╭─ Dataset records

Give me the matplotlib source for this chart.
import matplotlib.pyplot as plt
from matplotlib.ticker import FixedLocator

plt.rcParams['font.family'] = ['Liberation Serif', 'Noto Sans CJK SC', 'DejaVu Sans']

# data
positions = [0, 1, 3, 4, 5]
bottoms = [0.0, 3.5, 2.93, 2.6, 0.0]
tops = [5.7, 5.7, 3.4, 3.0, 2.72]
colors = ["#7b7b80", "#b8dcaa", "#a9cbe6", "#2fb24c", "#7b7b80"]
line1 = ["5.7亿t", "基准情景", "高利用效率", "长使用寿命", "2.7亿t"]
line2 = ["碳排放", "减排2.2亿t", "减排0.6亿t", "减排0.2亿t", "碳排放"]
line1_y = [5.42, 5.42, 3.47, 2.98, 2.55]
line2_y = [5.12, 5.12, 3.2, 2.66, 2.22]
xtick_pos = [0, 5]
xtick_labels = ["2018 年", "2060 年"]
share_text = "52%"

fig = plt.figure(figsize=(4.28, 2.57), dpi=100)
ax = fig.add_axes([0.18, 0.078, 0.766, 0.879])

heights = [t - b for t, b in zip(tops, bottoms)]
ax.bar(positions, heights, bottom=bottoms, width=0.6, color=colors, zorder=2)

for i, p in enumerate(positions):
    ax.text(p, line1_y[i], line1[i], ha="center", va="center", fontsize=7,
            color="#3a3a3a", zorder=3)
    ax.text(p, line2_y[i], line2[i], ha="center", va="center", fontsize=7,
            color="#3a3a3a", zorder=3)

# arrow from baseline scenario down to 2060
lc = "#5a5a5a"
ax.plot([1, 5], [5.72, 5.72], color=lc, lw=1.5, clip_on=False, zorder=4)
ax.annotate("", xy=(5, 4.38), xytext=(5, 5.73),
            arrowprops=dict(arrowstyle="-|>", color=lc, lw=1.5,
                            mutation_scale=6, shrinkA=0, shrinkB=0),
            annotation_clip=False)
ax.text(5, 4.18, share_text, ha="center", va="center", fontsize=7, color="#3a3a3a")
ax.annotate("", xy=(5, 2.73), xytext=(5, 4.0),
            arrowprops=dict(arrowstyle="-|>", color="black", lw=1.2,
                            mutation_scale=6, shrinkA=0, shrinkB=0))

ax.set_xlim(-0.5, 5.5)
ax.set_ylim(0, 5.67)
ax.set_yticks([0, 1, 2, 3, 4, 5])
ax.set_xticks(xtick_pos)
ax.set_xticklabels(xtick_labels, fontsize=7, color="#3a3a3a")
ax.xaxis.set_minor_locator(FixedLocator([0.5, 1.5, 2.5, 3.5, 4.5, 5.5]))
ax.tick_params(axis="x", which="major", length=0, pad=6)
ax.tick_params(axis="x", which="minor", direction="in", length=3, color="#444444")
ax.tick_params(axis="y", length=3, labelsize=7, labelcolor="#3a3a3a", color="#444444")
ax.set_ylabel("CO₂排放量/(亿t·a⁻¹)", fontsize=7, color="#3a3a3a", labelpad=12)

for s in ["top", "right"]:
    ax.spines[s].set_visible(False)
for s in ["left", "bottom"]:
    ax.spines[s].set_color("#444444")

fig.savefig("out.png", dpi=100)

╰─
╭─ Dataset records

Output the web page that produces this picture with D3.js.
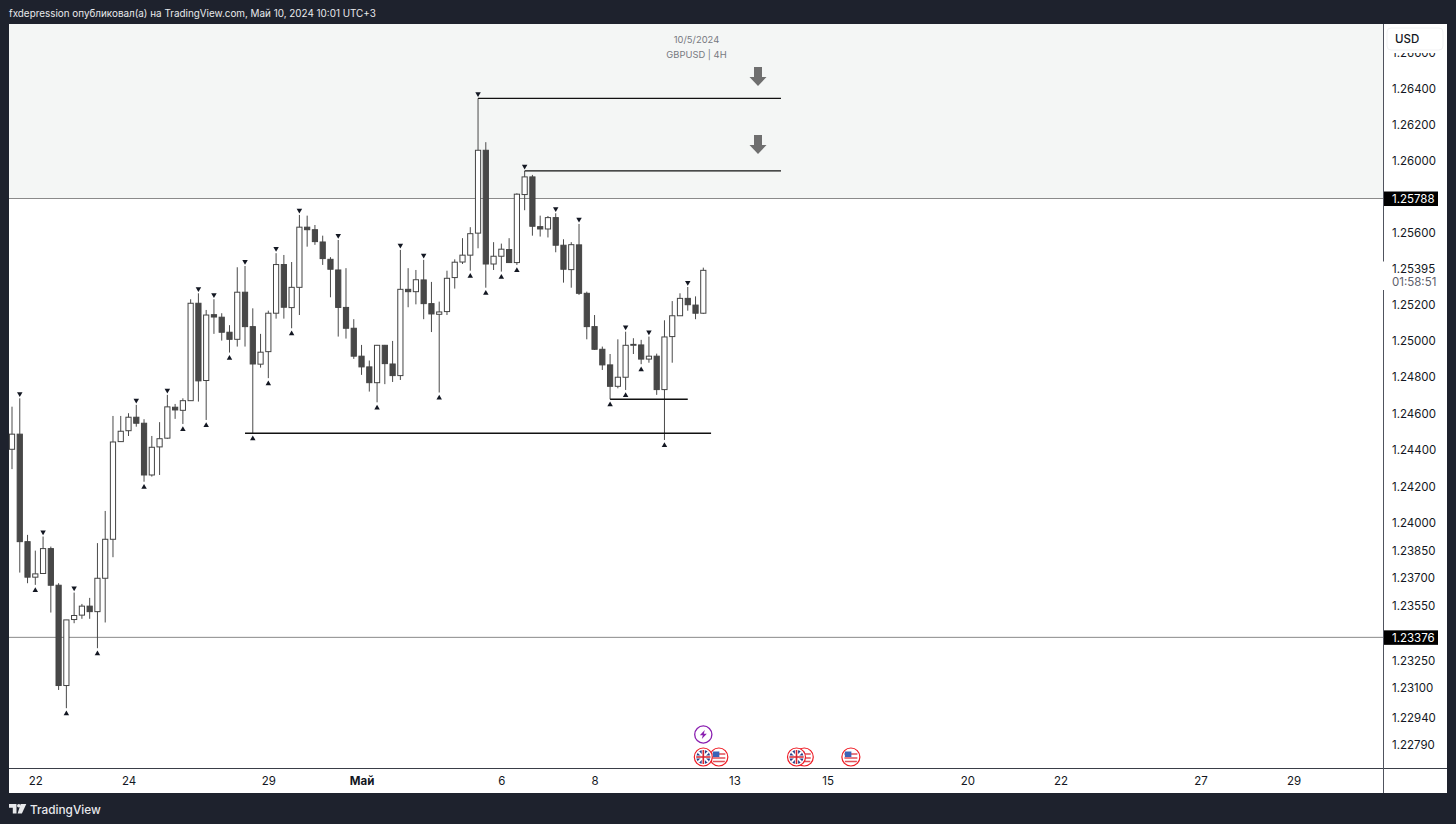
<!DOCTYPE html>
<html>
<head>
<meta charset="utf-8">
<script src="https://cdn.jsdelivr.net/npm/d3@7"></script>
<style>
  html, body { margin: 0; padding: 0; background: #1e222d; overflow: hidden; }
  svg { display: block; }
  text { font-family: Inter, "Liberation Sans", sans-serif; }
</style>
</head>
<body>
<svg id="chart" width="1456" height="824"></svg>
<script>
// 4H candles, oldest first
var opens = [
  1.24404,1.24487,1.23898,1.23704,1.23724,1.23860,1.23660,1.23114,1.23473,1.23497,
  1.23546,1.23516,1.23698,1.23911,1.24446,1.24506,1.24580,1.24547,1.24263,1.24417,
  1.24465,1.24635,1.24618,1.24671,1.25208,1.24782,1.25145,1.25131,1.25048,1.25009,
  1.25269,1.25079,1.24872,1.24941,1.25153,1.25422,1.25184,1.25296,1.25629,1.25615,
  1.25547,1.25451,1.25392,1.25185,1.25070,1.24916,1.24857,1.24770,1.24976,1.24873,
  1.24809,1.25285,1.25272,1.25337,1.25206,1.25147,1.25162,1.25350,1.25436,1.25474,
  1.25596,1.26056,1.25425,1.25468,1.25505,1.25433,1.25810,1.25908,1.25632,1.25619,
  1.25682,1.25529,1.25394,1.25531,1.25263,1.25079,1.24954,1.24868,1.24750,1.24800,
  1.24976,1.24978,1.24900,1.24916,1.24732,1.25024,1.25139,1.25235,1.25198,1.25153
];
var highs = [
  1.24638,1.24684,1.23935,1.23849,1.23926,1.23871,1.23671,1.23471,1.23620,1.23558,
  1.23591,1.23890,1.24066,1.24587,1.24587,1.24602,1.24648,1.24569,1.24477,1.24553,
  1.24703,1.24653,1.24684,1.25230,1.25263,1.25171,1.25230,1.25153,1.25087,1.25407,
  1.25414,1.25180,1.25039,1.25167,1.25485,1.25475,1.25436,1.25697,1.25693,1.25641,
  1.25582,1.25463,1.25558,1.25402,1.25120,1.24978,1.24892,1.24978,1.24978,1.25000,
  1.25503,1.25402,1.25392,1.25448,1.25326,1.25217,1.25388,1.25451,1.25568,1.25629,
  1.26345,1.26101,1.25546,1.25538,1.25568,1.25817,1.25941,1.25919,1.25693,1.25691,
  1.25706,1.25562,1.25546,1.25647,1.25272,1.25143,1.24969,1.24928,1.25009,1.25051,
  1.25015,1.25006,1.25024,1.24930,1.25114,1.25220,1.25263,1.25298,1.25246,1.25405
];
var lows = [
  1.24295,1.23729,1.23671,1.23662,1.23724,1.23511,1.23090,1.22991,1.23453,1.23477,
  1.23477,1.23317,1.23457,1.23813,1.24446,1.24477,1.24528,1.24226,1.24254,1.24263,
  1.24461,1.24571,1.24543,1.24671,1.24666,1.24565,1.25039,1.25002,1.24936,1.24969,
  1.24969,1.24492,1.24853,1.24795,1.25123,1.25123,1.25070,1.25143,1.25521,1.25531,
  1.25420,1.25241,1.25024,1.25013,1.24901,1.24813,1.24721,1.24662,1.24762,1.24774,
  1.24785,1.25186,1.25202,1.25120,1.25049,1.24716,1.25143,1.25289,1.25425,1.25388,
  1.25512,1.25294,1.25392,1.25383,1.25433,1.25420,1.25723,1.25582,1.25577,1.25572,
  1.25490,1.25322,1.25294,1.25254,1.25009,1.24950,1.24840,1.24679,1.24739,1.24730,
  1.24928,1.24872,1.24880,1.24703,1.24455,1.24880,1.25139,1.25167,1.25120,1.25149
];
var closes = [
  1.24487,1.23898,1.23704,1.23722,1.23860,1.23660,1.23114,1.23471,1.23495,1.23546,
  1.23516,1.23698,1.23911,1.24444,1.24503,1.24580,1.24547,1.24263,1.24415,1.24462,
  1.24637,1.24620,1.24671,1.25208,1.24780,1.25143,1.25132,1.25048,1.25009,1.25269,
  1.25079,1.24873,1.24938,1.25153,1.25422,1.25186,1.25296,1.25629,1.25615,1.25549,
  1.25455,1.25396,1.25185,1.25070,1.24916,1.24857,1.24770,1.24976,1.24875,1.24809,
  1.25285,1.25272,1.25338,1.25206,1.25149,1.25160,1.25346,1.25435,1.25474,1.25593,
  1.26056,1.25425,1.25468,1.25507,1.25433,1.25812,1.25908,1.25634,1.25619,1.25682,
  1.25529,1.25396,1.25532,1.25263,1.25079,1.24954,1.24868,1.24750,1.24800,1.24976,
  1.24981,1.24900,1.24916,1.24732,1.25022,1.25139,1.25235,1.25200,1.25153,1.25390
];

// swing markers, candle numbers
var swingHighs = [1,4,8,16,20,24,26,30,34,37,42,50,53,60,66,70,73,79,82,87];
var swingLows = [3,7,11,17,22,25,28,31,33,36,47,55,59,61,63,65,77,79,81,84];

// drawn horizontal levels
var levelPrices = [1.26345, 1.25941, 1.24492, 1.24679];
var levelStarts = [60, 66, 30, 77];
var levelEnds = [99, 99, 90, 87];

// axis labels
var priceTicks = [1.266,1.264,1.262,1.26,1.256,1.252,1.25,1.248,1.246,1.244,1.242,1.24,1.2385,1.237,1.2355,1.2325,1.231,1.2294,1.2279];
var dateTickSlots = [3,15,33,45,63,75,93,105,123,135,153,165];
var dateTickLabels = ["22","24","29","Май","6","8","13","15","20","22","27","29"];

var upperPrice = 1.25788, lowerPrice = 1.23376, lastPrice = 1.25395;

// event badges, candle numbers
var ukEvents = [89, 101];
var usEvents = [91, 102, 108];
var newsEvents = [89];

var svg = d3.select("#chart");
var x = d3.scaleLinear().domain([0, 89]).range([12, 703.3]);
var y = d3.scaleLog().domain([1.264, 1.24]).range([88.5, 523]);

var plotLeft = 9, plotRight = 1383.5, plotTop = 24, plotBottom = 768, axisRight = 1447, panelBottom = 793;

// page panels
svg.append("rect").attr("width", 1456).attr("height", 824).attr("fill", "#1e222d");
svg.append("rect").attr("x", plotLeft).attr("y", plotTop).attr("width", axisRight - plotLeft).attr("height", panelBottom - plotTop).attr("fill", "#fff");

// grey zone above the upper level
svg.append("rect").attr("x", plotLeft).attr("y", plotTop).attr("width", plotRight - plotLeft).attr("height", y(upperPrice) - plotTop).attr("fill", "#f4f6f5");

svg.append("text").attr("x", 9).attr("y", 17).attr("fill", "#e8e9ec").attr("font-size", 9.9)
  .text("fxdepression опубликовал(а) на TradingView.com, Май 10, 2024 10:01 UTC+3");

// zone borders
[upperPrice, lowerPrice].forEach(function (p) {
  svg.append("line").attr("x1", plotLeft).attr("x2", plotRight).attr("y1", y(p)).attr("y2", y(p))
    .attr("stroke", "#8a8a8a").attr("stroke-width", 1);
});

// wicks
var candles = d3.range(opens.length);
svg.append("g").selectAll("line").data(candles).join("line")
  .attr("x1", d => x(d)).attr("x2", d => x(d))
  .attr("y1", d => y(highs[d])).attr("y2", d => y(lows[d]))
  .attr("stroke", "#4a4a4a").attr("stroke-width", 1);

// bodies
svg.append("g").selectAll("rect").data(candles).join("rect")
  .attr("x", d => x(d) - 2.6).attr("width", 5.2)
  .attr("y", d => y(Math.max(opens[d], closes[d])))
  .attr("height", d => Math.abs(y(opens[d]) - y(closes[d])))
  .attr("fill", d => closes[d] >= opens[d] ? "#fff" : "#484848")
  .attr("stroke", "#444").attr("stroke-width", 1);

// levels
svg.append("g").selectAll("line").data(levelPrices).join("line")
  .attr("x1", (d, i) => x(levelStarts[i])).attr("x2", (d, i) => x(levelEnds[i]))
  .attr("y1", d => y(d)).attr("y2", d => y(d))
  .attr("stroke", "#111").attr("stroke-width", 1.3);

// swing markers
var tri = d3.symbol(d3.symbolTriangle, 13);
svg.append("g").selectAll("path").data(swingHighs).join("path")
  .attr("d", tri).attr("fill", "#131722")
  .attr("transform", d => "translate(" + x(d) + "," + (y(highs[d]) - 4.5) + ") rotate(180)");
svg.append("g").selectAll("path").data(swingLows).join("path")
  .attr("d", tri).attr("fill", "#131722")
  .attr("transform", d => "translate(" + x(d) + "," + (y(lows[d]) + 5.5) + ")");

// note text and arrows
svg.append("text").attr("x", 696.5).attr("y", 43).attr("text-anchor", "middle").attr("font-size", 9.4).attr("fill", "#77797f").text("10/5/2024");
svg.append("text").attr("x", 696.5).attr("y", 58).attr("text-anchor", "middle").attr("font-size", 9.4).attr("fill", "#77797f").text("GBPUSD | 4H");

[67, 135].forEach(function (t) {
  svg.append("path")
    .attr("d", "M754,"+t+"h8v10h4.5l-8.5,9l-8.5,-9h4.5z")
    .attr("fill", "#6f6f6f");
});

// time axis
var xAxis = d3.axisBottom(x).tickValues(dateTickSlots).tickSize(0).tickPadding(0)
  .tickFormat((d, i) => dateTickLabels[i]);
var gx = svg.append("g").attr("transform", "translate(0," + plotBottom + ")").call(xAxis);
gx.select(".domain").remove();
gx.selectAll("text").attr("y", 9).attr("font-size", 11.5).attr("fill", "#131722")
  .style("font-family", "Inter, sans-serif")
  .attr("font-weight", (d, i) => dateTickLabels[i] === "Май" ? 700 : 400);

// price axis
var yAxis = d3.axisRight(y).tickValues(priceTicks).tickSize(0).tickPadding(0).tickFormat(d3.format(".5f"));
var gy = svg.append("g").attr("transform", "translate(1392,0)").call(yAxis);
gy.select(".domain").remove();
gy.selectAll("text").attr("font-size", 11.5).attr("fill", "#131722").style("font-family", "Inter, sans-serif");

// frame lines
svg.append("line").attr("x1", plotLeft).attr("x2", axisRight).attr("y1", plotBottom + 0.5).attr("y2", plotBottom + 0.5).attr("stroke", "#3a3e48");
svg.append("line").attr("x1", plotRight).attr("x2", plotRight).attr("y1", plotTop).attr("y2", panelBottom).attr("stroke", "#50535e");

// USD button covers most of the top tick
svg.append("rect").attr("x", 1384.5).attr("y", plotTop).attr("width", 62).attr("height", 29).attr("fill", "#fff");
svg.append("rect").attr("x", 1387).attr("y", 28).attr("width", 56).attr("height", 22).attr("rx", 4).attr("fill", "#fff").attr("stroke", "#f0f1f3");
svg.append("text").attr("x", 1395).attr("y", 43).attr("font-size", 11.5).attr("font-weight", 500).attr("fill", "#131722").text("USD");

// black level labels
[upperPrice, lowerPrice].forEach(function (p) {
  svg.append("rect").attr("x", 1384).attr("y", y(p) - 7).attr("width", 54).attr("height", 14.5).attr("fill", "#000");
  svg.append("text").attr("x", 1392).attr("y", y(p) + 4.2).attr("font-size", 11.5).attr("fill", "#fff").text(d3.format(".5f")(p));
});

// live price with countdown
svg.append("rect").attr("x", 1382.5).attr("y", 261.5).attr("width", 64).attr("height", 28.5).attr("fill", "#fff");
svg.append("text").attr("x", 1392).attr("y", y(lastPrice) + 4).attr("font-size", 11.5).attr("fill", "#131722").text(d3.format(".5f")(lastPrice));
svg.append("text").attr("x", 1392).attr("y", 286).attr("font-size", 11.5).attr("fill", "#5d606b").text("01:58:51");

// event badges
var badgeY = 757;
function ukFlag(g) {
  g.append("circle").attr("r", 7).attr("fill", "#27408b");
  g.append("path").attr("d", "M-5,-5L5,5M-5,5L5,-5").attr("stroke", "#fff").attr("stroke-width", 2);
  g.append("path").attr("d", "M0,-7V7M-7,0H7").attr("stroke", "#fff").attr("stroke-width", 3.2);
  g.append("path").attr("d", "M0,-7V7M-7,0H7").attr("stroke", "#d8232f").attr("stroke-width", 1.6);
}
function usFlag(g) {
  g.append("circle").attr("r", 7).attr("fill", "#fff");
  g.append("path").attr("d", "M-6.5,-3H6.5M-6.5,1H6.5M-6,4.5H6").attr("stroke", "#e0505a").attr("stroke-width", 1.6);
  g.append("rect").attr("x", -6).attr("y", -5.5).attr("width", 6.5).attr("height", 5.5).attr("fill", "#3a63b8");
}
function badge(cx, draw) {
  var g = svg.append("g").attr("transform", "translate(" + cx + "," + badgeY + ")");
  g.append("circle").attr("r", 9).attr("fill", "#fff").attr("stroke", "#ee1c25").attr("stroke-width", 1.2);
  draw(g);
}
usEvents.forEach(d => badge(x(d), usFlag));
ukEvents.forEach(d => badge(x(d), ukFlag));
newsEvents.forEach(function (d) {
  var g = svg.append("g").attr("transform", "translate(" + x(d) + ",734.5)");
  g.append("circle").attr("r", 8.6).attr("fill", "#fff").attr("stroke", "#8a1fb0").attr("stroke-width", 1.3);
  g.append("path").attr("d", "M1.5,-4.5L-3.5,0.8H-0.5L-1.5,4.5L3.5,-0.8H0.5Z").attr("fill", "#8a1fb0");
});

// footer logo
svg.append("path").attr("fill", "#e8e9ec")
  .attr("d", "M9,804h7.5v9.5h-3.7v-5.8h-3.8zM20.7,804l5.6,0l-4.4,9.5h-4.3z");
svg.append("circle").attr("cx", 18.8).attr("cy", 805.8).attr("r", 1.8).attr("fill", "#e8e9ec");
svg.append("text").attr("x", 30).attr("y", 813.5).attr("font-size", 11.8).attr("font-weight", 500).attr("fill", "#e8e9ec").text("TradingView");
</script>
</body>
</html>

╰─

Within the material above, extract exactly the lines that start at the line containing "Give me the matplotlib source for this chart." and stop after the line containing "width=0.6, color=colors, zorder=2)", and only those.

Give me the matplotlib source for this chart.
import matplotlib.pyplot as plt
from matplotlib.ticker import FixedLocator

plt.rcParams['font.family'] = ['Liberation Serif', 'Noto Sans CJK SC', 'DejaVu Sans']

# data
positions = [0, 1, 3, 4, 5]
bottoms = [0.0, 3.5, 2.93, 2.6, 0.0]
tops = [5.7, 5.7, 3.4, 3.0, 2.72]
colors = ["#7b7b80", "#b8dcaa", "#a9cbe6", "#2fb24c", "#7b7b80"]
line1 = ["5.7亿t", "基准情景", "高利用效率", "长使用寿命", "2.7亿t"]
line2 = ["碳排放", "减排2.2亿t", "减排0.6亿t", "减排0.2亿t", "碳排放"]
line1_y = [5.42, 5.42, 3.47, 2.98, 2.55]
line2_y = [5.12, 5.12, 3.2, 2.66, 2.22]
xtick_pos = [0, 5]
xtick_labels = ["2018 年", "2060 年"]
share_text = "52%"

fig = plt.figure(figsize=(4.28, 2.57), dpi=100)
ax = fig.add_axes([0.18, 0.078, 0.766, 0.879])

heights = [t - b for t, b in zip(tops, bottoms)]
ax.bar(positions, heights, bottom=bottoms, width=0.6, color=colors, zorder=2)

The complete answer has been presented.